Morador da Glória, ele aguarda a decisão da Justiça Federal para decidir se vai entrar com ação.
“Estou avaliando se vou pedir ou não a minha revisão. Mas, se eu tiver direito, com certeza solicitarei o reajuste”, afirmou.
Apesar da pouca idade e de tempo de fundo, a assistente de administração, Jéssica Pimenta, 20, diz que estudará a possibilidade de também entrar com um processo . “Caso seja vantajoso, é um caso a se pensar”, disse.
TR começou a cair em julho de 1999
O saldo do Fundo de Garantia do Tempo de Serviço (FGTS) é corrigido pela Taxa Referencial (TR) — índice usado para atualizar o rendimento das poupanças — mais juros de 3% ao ano. No entanto, a TR começou a ser reduzida paulatinamente e, desde julho de 1999, passou a ficar abaixo da inflação, encolhendo também a remuneração do FGTS.
Em 2013, por exemplo, a taxa acumulada foi de 0,19%, enquanto a inflação do país, calculada pelo Índice de Preços ao Consumidor Amplo (IPCA), fechou o ano em 5,91%.
A estimativa é que a diferença percentual entre o que o trabalhador de fato recebeu e o que deveria ter ganho de remuneração do saldo do fundo, varie de 60% a 80%, dependendo dos meses e dos anos trabalhados.
Caixa Econômica Federal obtém vitórias nos processos em varas federais
A Caixa Econômica Federal tem saído vitoriosa ao recorrer da maioria das ações pela correção maior dos saldo do FGTS. Segundo uma fonte do banco, “mais de 200 juízes” já deram sentenças contra a revisão em todo o país. O último balanço oficial aponta também que três dos cinco Tribunais Regionais Federais agiram no mesmo sentido: os da 3ª (São Paulo e Mato Grosso do Sul), 4ª (Paraná, Santa Catarina, Rio Grande do Sul) e 5ª (Ceará, Rio Grande do Norte, Paraíba, Pernambuco, Alagoas e Sergipe). Até 31 de janeiro, o banco contabilizava 39.269 ações, das quais havia vencido 18.363.

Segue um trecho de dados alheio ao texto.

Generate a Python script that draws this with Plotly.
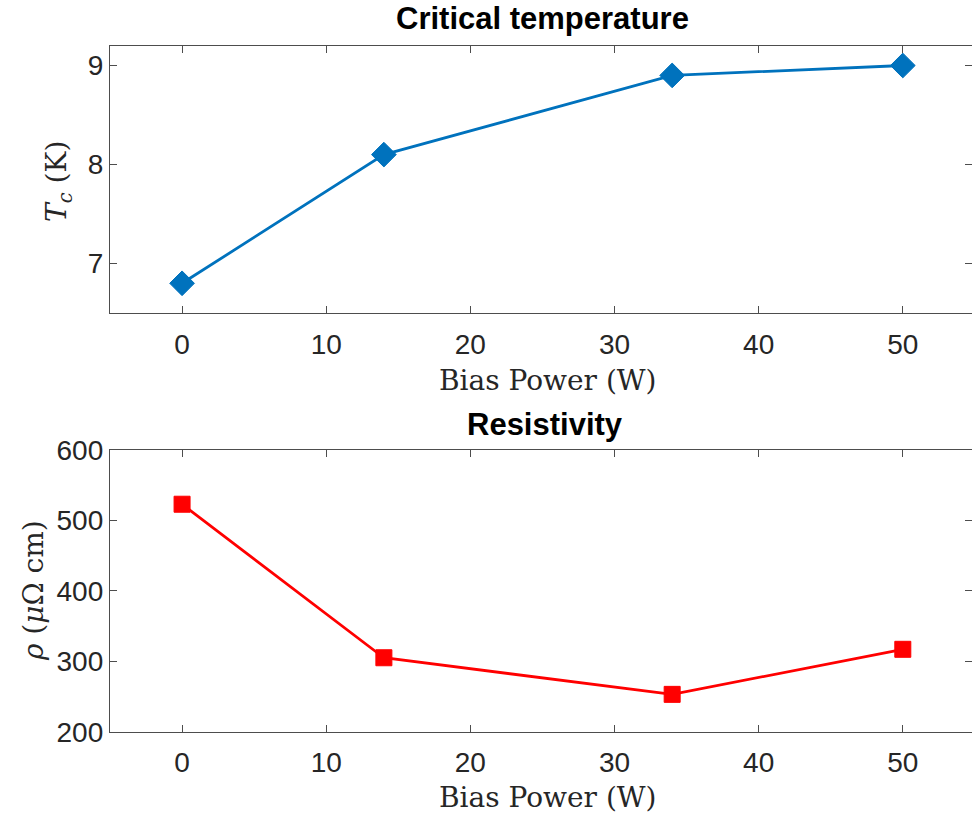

Além desses processos, dos quais 185 são coletivos, a Caixa também é alvo de ação apresentada pela Defensoria Pública da União, e que pede o reajuste para todos os que tenham tido saldo no FGTS a partir de 1999. Àquela época, o fundo tinha 65 milhões de contas. Hoje são 122 milhões.
O banco argumenta que, ao aplicar o FGTS, apenas cumpre a lei, e que qualquer reajuste nas contas dos trabalhadores terá de ser pago pelo próprio fundo, cujo financiamento vem de contribuições patronais. O banco lembra que, como os recursos são usados para financiar empréstimos imobiliários, sobretudo para as faixas mais baixas da população, os juros cobrados nos financiamentos poderiam dobrar se a TR for trocada pela inflação.
Perdas de até 101,3%
O uso da TR resultou em perdas acumuladas de até 101,3% desde 1999, e R$201 bilhões deixaram de ser depositados nas contas de cerca de 65 milhões de pessoas, segundo o Instituto FGTS-Fácil.
De acordo com cálculos da ONG, o rendimento dos saldos no Fundo de Garantia nos últimos 15 anos foi de 99,01%, ao passo que a inflação medida pelo Índice Nacional de Preços ao Consumidor (INPC), usado como referência em questões trabalhistas pelo governo, acumulou variação de 157,12%.
Dentro dessa lógica, um trabalhador com carteira assinada que tinha em junho de 1999, por exemplo, R$ 20 mil na conta do FGTS, na verdade deveria ter hoje R$ 40.260.
Para a entidade, todo trabalhador admitido ou com saldo no fundo a partir de 10 de agosto de 1999 teve perdas.